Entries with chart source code
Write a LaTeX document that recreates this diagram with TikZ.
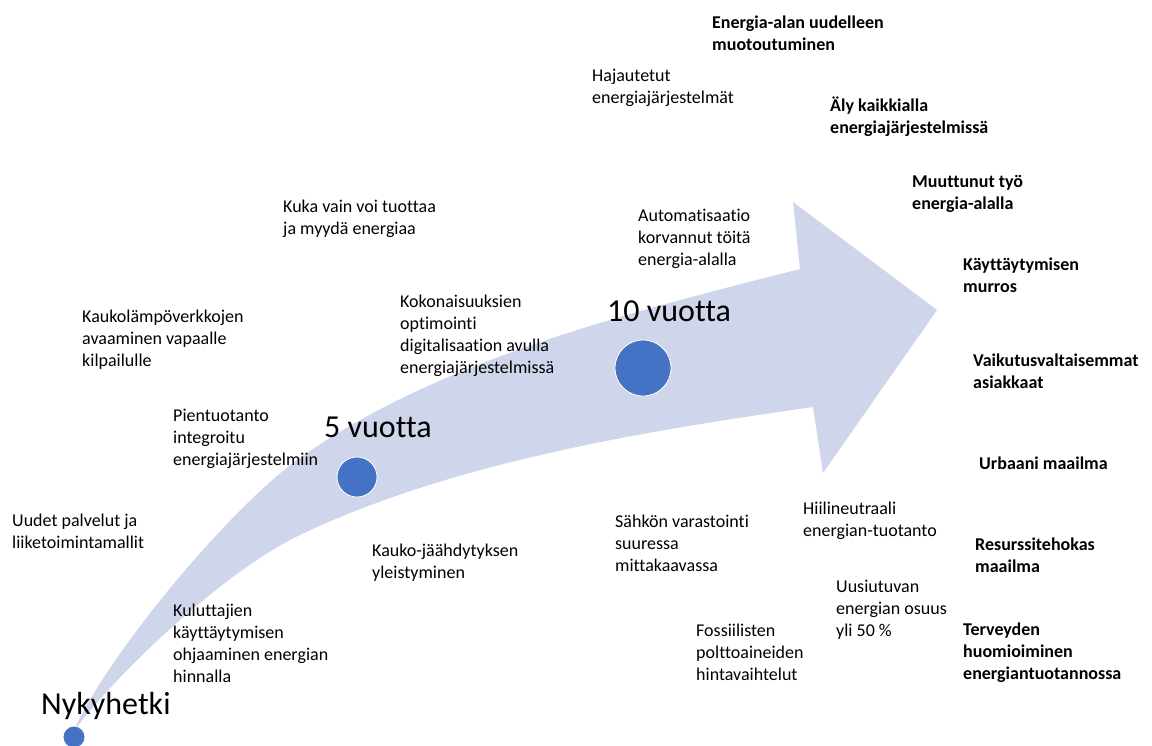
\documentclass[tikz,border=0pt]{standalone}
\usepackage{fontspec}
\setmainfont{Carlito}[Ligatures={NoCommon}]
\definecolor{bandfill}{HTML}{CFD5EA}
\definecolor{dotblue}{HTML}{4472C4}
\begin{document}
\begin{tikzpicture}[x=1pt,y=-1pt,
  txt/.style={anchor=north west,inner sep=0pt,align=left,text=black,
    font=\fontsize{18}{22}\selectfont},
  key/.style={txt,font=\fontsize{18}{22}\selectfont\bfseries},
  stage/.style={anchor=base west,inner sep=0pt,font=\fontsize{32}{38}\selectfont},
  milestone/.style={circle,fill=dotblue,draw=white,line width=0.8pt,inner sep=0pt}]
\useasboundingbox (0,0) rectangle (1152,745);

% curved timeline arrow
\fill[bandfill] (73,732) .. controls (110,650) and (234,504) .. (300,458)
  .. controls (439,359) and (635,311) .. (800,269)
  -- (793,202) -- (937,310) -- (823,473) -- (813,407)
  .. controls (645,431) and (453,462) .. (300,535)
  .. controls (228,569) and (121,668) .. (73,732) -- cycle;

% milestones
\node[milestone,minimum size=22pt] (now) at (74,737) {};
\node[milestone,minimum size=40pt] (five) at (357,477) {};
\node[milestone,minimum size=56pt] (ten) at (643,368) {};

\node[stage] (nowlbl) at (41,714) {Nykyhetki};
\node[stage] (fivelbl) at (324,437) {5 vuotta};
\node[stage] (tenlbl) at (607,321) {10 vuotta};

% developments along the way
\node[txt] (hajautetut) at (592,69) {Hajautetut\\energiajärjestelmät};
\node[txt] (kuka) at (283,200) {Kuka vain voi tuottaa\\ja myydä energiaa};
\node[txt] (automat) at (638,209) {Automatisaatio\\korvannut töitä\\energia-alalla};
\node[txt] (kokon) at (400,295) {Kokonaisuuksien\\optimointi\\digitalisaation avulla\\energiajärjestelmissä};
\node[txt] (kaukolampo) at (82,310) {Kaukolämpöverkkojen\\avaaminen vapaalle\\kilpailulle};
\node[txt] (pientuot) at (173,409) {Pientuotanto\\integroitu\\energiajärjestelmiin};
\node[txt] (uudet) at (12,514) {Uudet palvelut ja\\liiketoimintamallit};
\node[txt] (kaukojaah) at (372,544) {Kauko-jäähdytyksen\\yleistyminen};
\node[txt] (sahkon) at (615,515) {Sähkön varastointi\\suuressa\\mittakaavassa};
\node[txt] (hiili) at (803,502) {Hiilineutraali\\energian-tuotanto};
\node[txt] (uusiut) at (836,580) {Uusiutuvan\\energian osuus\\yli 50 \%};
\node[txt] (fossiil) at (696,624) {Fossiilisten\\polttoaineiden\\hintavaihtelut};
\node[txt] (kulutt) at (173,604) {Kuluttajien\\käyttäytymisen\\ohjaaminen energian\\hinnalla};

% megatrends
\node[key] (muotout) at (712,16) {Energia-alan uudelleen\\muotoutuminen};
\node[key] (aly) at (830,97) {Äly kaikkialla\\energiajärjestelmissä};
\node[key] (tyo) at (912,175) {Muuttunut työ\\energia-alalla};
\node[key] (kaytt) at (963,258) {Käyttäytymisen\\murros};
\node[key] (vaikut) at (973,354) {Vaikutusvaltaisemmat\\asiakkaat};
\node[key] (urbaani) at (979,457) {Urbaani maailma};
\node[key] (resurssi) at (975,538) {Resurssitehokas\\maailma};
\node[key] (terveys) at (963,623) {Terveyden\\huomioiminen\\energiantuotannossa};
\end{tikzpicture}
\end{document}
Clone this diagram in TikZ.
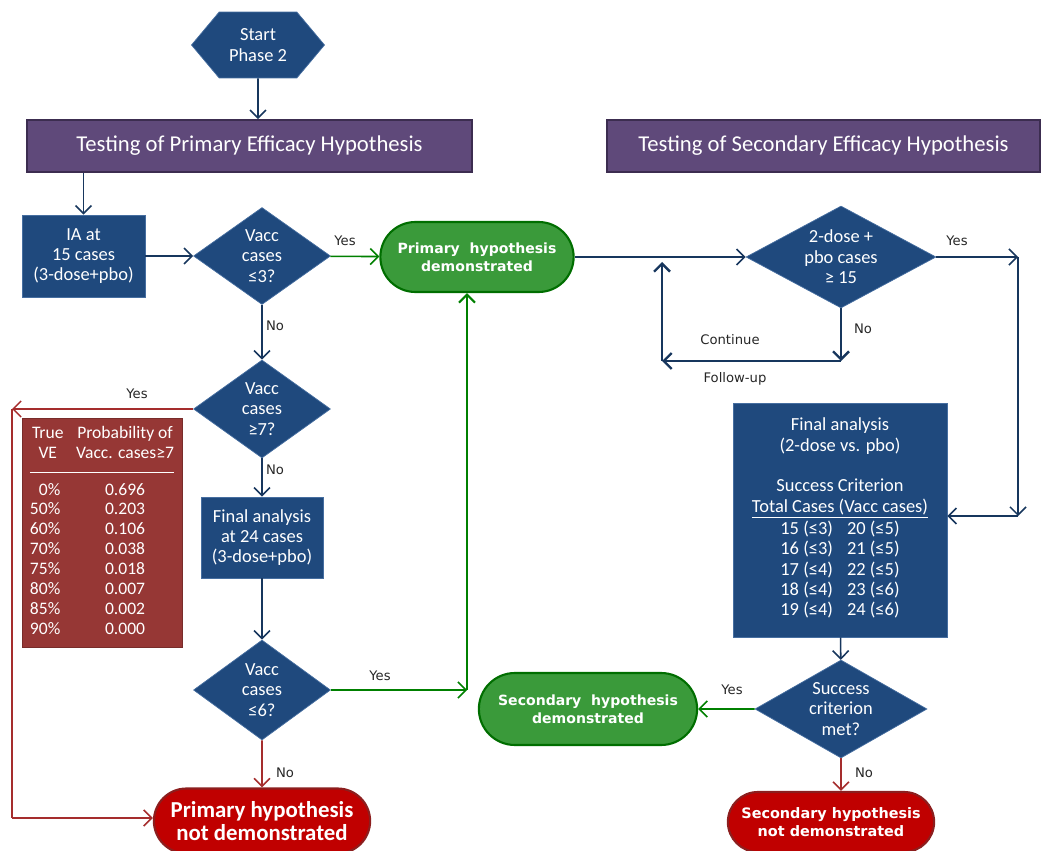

**Exercise aim**
Locate all lines in the listing above with the word "diagram" and copy them.

**Written solution**
Write a LaTeX document that recreates this diagram with TikZ.
Clone this diagram in TikZ.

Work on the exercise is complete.